I set out to find the sheet music for this piano arrangement, and I searched everywhere. I bought one book I thought was what I had been looking for, but it turned out to be schmaltzy 1970s arrangements of music from 150 years ago. A bad style combination. Then I found a song book with original editions of thirty Foster songs, "song book" meaning the melody is in the voice line. I was disappointed, but I have given up on finding the instrumental piece I have heard on the radio. I have now settled for humming through these old classic songs, and I have been shocked. My 21st-century sensitivities have been bruised and shaken after reading through these lyrics. I had no idea what Stephen Foster was all about and thought I was just buying some sentimental music–you know, like "I Dream of Jeanie with the Light Brown Hair," "Beautiful Dreamer," "My Old Kentucky Home."
In the 1800s, there were popular minstrel songs called Ethiopian songs, so called because white performers sang them in black face while shuffling their feet and pretending to be dim witted. It was their way of laughing at a festering sore that plagued the country—slavery and the impending divisions the practice caused. It turns out Foster was a premier writer of Ethiopian songs complete with degrading dialect and doltish emotions. Here are some lines from "Massa's In De Cold Ground":
Massa made de darkeys love him
cayse he was so kind
Now dey sadly weep above him,
mourning cayse he leave dem behind.
I cannot work before tomorrow
cayse de teardrops flow.
I try to drive away my sorrow
pickin' on de old banjo.
I can't bring myself to sing that song, and now that I know more about the songwriter, I have trouble singing anything he has written. I read online that Foster tried to add dignity to this genre of music by eventually leaving out the artificial dialect and calling the music Plantation Songs, as if that helps. Some people might argue the need to put someone like Foster in the context of his era. He was a man of his times. But I have never understood that way of justifying bad behavior and wrong thinking. At some point, someone has to speak out and push the crowd beyond their times.
To Foster's credit not all of his songs were written to mock the slaves and free blacks in America. "If You've Only Got A Moustache" seems to be written for just about any race.
Oh! All of you poor single men
don't ever give up in despair,
for there's always a chance while there's life
to capture the hearts of the fair.
No matter what may be your age,
You always may cut a fine dash,
You will suit all the girls to a hair
if you've only got a moustache, a moustache, a moustache.
Well, I am no longer set on finding instrumental music of Stephen Foster, but while I've got the book open, you might as well hear a bit of "Gentle Annie." This stuff is way above my range, so I have had to take it down an octave. Linda Ronstadt has done a much better job, but she's not here.
Comments
btw, very cool posting the audio clip! ;-)

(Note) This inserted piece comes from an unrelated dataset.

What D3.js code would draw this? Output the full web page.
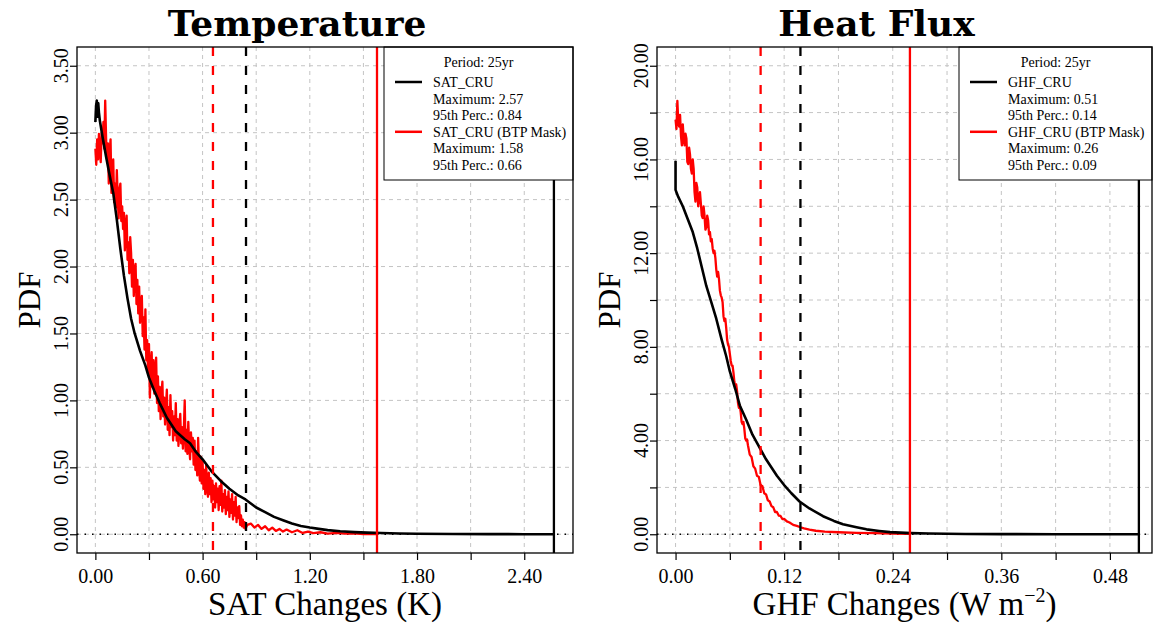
<!DOCTYPE html>
<html><head><meta charset="utf-8">
<script src="https://cdn.jsdelivr.net/npm/d3@7"></script>
<style>body{margin:0;background:#fff}</style>
</head><body><svg id="c" width="1155" height="628"></svg>
<script>
// ---------------- DATA ----------------
const satCru = [[0.000,3.08],[0.004,3.20],[0.008,3.24],[0.012,3.12],[0.016,3.22],[0.020,3.15],[0.025,3.09],[0.04,2.97],[0.06,2.82],[0.08,2.68],[0.10,2.55],[0.12,2.35],[0.14,2.13],[0.16,1.93],[0.18,1.76],[0.20,1.61],[0.22,1.50],[0.25,1.37],[0.28,1.26],[0.30,1.17],[0.33,1.07],[0.36,0.98],[0.40,0.87],[0.45,0.77],[0.50,0.71],[0.53,0.68],[0.56,0.62],[0.60,0.56],[0.65,0.47],[0.70,0.40],[0.75,0.34],[0.80,0.29],[0.84,0.26],[0.90,0.20],[0.95,0.165],[1.00,0.13],[1.05,0.105],[1.10,0.08],[1.15,0.062],[1.20,0.05],[1.25,0.04],[1.30,0.031],[1.37,0.022],[1.45,0.016],[1.52,0.012],[1.60,0.009],[1.70,0.006],[1.80,0.004],[2.0,0.002],[2.2,0.001],[2.4,0.0005],[2.566,0.0003]];
const satCruBtp = [[0.000,2.88],[0.005,2.76],[0.010,2.95],[0.015,2.80],[0.020,2.99],[0.025,2.86],[0.030,2.78],[0.035,3.00],[0.040,2.92],[0.045,3.08],[0.050,2.88],[0.055,3.24],[0.060,2.96],[0.065,2.80],[0.070,2.92],[0.075,2.62],[0.080,2.86],[0.085,2.95],[0.090,2.55],[0.095,2.72],[0.100,2.80],[0.105,2.48],[0.110,2.62],[0.115,2.44],[0.120,2.72],[0.125,2.52],[0.130,2.36],[0.135,2.58],[0.140,2.62],[0.145,2.34],[0.150,2.45],[0.155,2.28],[0.160,2.40],[0.165,2.12],[0.170,2.30],[0.175,2.38],[0.180,2.05],[0.185,2.18],[0.190,1.95],[0.195,2.22],[0.200,2.10],[0.205,1.85],[0.210,2.05],[0.215,1.78],[0.220,1.98],[0.225,2.02],[0.230,1.72],[0.235,1.90],[0.240,1.65],[0.245,1.85],[0.250,1.58],[0.255,1.72],[0.260,1.78],[0.265,1.48],[0.270,1.62],[0.275,1.38],[0.280,1.68],[0.285,1.30],[0.290,1.45],[0.295,1.20],[0.300,1.42],[0.305,1.02],[0.310,1.25],[0.315,1.36],[0.320,1.10],[0.325,1.30],[0.330,1.05],[0.335,1.22],[0.340,1.32],[0.345,0.98],[0.350,1.18],[0.355,0.92],[0.360,1.10],[0.365,0.86],[0.370,1.05],[0.375,1.14],[0.380,0.88],[0.385,1.02],[0.390,0.82],[0.395,0.96],[0.400,1.08],[0.405,0.78],[0.410,0.95],[0.415,0.74],[0.420,1.04],[0.425,0.80],[0.430,0.92],[0.435,0.70],[0.440,0.88],[0.445,0.74],[0.450,0.98],[0.455,0.70],[0.460,0.86],[0.465,0.66],[0.470,0.82],[0.475,0.90],[0.480,0.68],[0.485,0.80],[0.490,0.64],[0.495,0.78],[0.500,1.00],[0.505,0.62],[0.510,0.78],[0.515,0.60],[0.520,0.84],[0.525,0.66],[0.530,0.56],[0.535,0.76],[0.540,0.62],[0.545,0.72],[0.550,0.52],[0.555,0.70],[0.560,0.48],[0.565,0.62],[0.570,0.44],[0.575,0.72],[0.580,0.50],[0.585,0.40],[0.590,0.58],[0.595,0.38],[0.600,0.54],[0.605,0.34],[0.610,0.48],[0.615,0.30],[0.620,0.52],[0.625,0.36],[0.630,0.28],[0.635,0.46],[0.640,0.30],[0.645,0.42],[0.650,0.24],[0.655,0.40],[0.660,0.26],[0.665,0.36],[0.670,0.20],[0.675,0.38],[0.680,0.24],[0.685,0.34],[0.690,0.18],[0.695,0.36],[0.700,0.22],[0.705,0.40],[0.710,0.17],[0.715,0.30],[0.720,0.20],[0.725,0.33],[0.730,0.15],[0.735,0.28],[0.740,0.18],[0.745,0.32],[0.750,0.13],[0.755,0.26],[0.760,0.16],[0.765,0.30],[0.770,0.11],[0.775,0.24],[0.780,0.14],[0.785,0.28],[0.790,0.09],[0.795,0.20],[0.800,0.12],[0.805,0.21],[0.810,0.07],[0.815,0.14],[0.820,0.06],[0.825,0.11],[0.830,0.05],[0.835,0.09],[0.840,0.04],[0.850,0.07],[0.87,0.08],[0.89,0.05],[0.91,0.07],[0.93,0.04],[0.95,0.06],[0.97,0.03],[0.99,0.05],[1.01,0.025],[1.03,0.04],[1.05,0.02],[1.07,0.035],[1.10,0.015],[1.13,0.03],[1.16,0.01],[1.19,0.02],[1.22,0.008],[1.26,0.015],[1.30,0.005],[1.35,0.01],[1.40,0.004],[1.45,0.006],[1.50,0.002],[1.55,0.003],[1.576,0.001]];
const ghfCru = [[0,15.94],[0,14.7],[0.003,14.4],[0.008,14.0],[0.013,13.5],[0.019,12.9],[0.024,12.2],[0.029,11.4],[0.034,10.6],[0.040,9.85],[0.045,9.2],[0.051,8.3],[0.056,7.6],[0.060,6.95],[0.066,6.2],[0.071,5.5],[0.078,4.9],[0.085,4.25],[0.090,3.9],[0.095,3.55],[0.10,3.2],[0.106,2.85],[0.112,2.5],[0.12,2.1],[0.128,1.75],[0.137,1.4],[0.148,1.1],[0.163,0.77],[0.175,0.57],[0.185,0.43],[0.20,0.3],[0.211,0.21],[0.225,0.14],[0.237,0.09],[0.26,0.05],[0.28,0.03],[0.32,0.012],[0.36,0.006],[0.42,0.003],[0.48,0.001],[0.512,0.0005]];
const ghfCruBtp = [[0.000,17.7],[0.001,17.3],[0.002,18.5],[0.003,17.6],[0.004,17.4],[0.005,17.9],[0.006,17.0],[0.007,16.6],[0.008,17.5],[0.009,16.9],[0.010,16.6],[0.011,17.1],[0.012,16.9],[0.013,15.9],[0.014,15.8],[0.015,16.5],[0.016,16.2],[0.017,15.6],[0.018,15.4],[0.019,16.0],[0.020,15.6],[0.021,14.6],[0.022,14.2],[0.023,15.0],[0.024,14.8],[0.025,14.0],[0.026,14.3],[0.027,14.6],[0.028,14.1],[0.029,13.6],[0.030,13.5],[0.031,14.0],[0.032,13.6],[0.033,13.0],[0.034,13.1],[0.035,13.6],[0.036,13.4],[0.037,12.8],[0.038,12.9],[0.039,12.5],[0.040,12.6],[0.041,12.2],[0.042,12.0],[0.043,12.1],[0.044,11.8],[0.045,11.3],[0.046,11.0],[0.047,11.2],[0.048,10.9],[0.049,10.4],[0.050,10.2],[0.051,10.1],[0.052,9.9],[0.053,9.3],[0.054,9.1],[0.055,9.2],[0.056,8.8],[0.057,8.3],[0.058,8.1],[0.059,8.0],[0.060,7.7],[0.061,7.4],[0.062,7.2],[0.063,7.2],[0.064,6.9],[0.065,6.5],[0.066,6.3],[0.067,6.4],[0.068,6.1],[0.069,5.6],[0.070,5.4],[0.071,5.5],[0.072,5.2],[0.073,4.8],[0.074,4.7],[0.075,4.8],[0.076,4.5],[0.077,4.1],[0.078,4.0],[0.079,4.05],[0.080,3.8],[0.082,3.4],[0.084,3.3],[0.086,2.9],[0.088,2.8],[0.090,2.5],[0.092,2.45],[0.094,2.1],[0.096,2.05],[0.098,1.75],[0.100,1.7],[0.102,1.45],[0.104,1.4],[0.106,1.2],[0.108,1.15],[0.110,0.95],[0.112,0.95],[0.114,0.8],[0.116,0.78],[0.118,0.65],[0.120,0.66],[0.123,0.55],[0.126,0.5],[0.130,0.4],[0.134,0.36],[0.138,0.3],[0.142,0.25],[0.148,0.2],[0.155,0.15],[0.165,0.11],[0.18,0.085],[0.20,0.06],[0.22,0.05],[0.24,0.03],[0.259,0.02]];

const satMax = [2.566, 1.576];   // [CRU, BTP mask]
const satP95 = [0.843, 0.658];
const ghfMax = [0.512, 0.259];
const ghfP95 = [0.138, 0.094];

const satXTicks = [0,0.3,0.6,0.9,1.2,1.5,1.8,2.1,2.4];
const satXLabels = ["0.00","","0.60","","1.20","","1.80","","2.40"];
const satYTicks = [0,0.5,1,1.5,2,2.5,3,3.5];
const satYLabels = ["0.00","0.50","1.00","1.50","2.00","2.50","3.00","3.50"];
const ghfXTicks = [0,0.06,0.12,0.18,0.24,0.30,0.36,0.42,0.48];
const ghfXLabels = ["0.00","","0.12","","0.24","","0.36","","0.48"];
const ghfYTicks = [0,2,4,6,8,10,12,14,16,18,20];
const ghfYLabels = ["0.00","","4.00","","8.00","","12.00","","16.00","","20.00"];

const titles = ["Temperature","Heat Flux"];
const seriesNames = [["SAT_CRU","SAT_CRU (BTP Mask)"],["GHF_CRU","GHF_CRU (BTP Mask)"]];
const periodLabel = "Period: 25yr";

// ---------------- DRAW ----------------
const svg = d3.select('#c');
svg.append('rect').attr('width',1155).attr('height',628).attr('fill','#fff');
const SERIF = "'Liberation Serif','Times New Roman',serif";

function panel(p){
  const g = svg.append('g');
  const x = d3.scaleLinear().domain(p.xDom).range([p.l,p.r]);
  const y = d3.scaleLinear().domain(p.yDom).range([p.b,p.t]);
  // grid
  g.selectAll(null).data(p.xTicks).join('line')
    .attr('x1',d=>x(d)).attr('x2',d=>x(d)).attr('y1',p.t).attr('y2',p.b)
    .attr('stroke','#c4c4c4').attr('stroke-width',1).attr('stroke-dasharray','4,4');
  g.selectAll(null).data(p.yTicks).join('line')
    .attr('y1',d=>y(d)).attr('y2',d=>y(d)).attr('x1',p.l).attr('x2',p.r)
    .attr('stroke','#c4c4c4').attr('stroke-width',1).attr('stroke-dasharray','4,4');
  // zero line
  g.append('line').attr('x1',p.l).attr('x2',p.r).attr('y1',y(0)).attr('y2',y(0))
    .attr('stroke','#000').attr('stroke-width',1.5).attr('stroke-dasharray','1.5,6');
  const line = d3.line().x(d=>x(d[0])).y(d=>y(d[1]));
  g.append('path').datum(p.red).attr('d',line).attr('fill','none')
    .attr('stroke','#ff0000').attr('stroke-width',2.3).attr('stroke-linejoin','round');
  g.append('path').datum(p.black).attr('d',line).attr('fill','none')
    .attr('stroke','#000').attr('stroke-width',2.6).attr('stroke-linejoin','round');
  // vertical lines
  const vl = [[p.p95[0],'#000',true],[p.p95[1],'#ff0000',true],[p.max[0],'#000',false],[p.max[1],'#ff0000',false]];
  g.selectAll(null).data(vl).join('line')
    .attr('x1',d=>x(d[0])).attr('x2',d=>x(d[0])).attr('y1',p.t).attr('y2',p.b)
    .attr('stroke',d=>d[1]).attr('stroke-width',2.3)
    .attr('stroke-dasharray',d=>d[2]?'9,10':null);
  // legend
  const lg = g.append('g');
  const lx = p.r - p.legW, ly = p.t;
  lg.append('rect').attr('x',lx).attr('y',ly).attr('width',p.legW).attr('height',133)
    .attr('fill','#fff').attr('stroke','#000').attr('stroke-width',1);
  lg.append('text').attr('x',lx + p.legW/2).attr('y',ly+20).attr('text-anchor','middle')
    .style('font-family',SERIF).style('font-size','14px').text(periodLabel);
  const rows = [
    [p.names[0],'#000'],['Maximum: '+p.max[0].toFixed(2),null],['95th Perc.: '+p.p95[0].toFixed(2),null],
    [p.names[1],'#ff0000'],['Maximum: '+p.max[1].toFixed(2),null],['95th Perc.: '+p.p95[1].toFixed(2),null]
  ];
  rows.forEach((r,i)=>{
    const cy = ly + 35 + i*16.6;
    if(r[1]) lg.append('line').attr('x1',lx+11).attr('x2',lx+38).attr('y1',cy).attr('y2',cy)
      .attr('stroke',r[1]).attr('stroke-width',2.5);
    lg.append('text').attr('x',lx+49).attr('y',cy+5)
      .style('font-family',SERIF).style('font-size','14px').text(r[0]);
  });
  // box
  g.append('rect').attr('x',p.l).attr('y',p.t).attr('width',p.r-p.l).attr('height',p.b-p.t)
    .attr('fill','none').attr('stroke','#000').attr('stroke-width',1.3);
  // x axis
  const xa = g.append('g').attr('transform',`translate(0,${p.b})`)
    .call(d3.axisBottom(x).tickValues(p.xTicks).tickFormat((d,i)=>p.xLabels[i]).tickSize(7).tickSizeOuter(0).tickPadding(9));
  xa.select('.domain').remove();
  xa.selectAll('line').attr('stroke','#000').attr('stroke-width',1.2);
  xa.selectAll('text').style('font-family',SERIF).style('font-size','20px').attr('fill','#000');
  // y axis
  const ya = g.append('g').attr('transform',`translate(${p.l},0)`)
    .call(d3.axisLeft(y).tickValues(p.yTicks).tickFormat('').tickSize(7).tickSizeOuter(0));
  ya.select('.domain').remove();
  ya.selectAll('line').attr('stroke','#000').attr('stroke-width',1.2);
  g.selectAll(null).data(p.yTicks).join('text')
    .attr('transform',d=>`translate(${p.l-9},${y(d)}) rotate(-90)`)
    .attr('text-anchor','middle')
    .style('font-family',SERIF).style('font-size','20px')
    .text((d,i)=>p.yLabels[i]);
  // titles
  const cx = (p.l+p.r)/2;
  g.append('text').attr('x',cx-28).attr('y',36).attr('text-anchor','middle')
    .style('font-family',"'DejaVu Serif',serif").style('font-weight','bold').style('font-size','36px')
    .text(p.title);
  const xl = g.append('text').attr('x',cx).attr('y',615).attr('text-anchor','middle')
    .style('font-family',SERIF).style('font-size','33px');
  p.xTitle(xl);
  g.append('text').attr('transform',`translate(${p.l-37},${(p.t+p.b)/2}) rotate(-90)`)
    .attr('text-anchor','middle')
    .style('font-family',SERIF).style('font-size','31px').text('PDF');
}

panel({l:77,r:573,t:47,b:553,xDom:[-0.1028,2.6728],yDom:[-0.14,3.64],
  xTicks:satXTicks,xLabels:satXLabels,yTicks:satYTicks,yLabels:satYLabels,
  black:satCru,red:satCruBtp,max:satMax,p95:satP95,names:seriesNames[0],legW:189,
  title:titles[0], xTitle:t=>t.text('SAT Changes (K)')});
panel({l:657,r:1152,t:47,b:553,xDom:[-0.0205,0.5265],yDom:[-0.8,20.8],
  xTicks:ghfXTicks,xLabels:ghfXLabels,yTicks:ghfYTicks,yLabels:ghfYLabels,
  black:ghfCru,red:ghfCruBtp,max:ghfMax,p95:ghfP95,names:seriesNames[1],legW:193,
  title:titles[1], xTitle:t=>{t.append('tspan').text('GHF Changes (W m');
    t.append('tspan').attr('dy',-13).style('font-size','20px').text('−2');
    t.append('tspan').attr('dy',13).text(')');}});
</script></body></html>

I love nineteenth century America parlour music, though old field recordings are difficult to find.
Foster was indeed a man of his times and what seems like an abomination now would have been perfectly acceptable back then. We even had "The Black and White Minstrel Show" on TV when I was a kid in the early sixties.
Out of those early minstrel songs and field holler work songs like "Pick A Bale Of Cotton" grew black America's folk music: Blues and Jazz, so we can cut Foster a little slack for inadvertently helping with the birth of what is truly America's greatest gift to the world.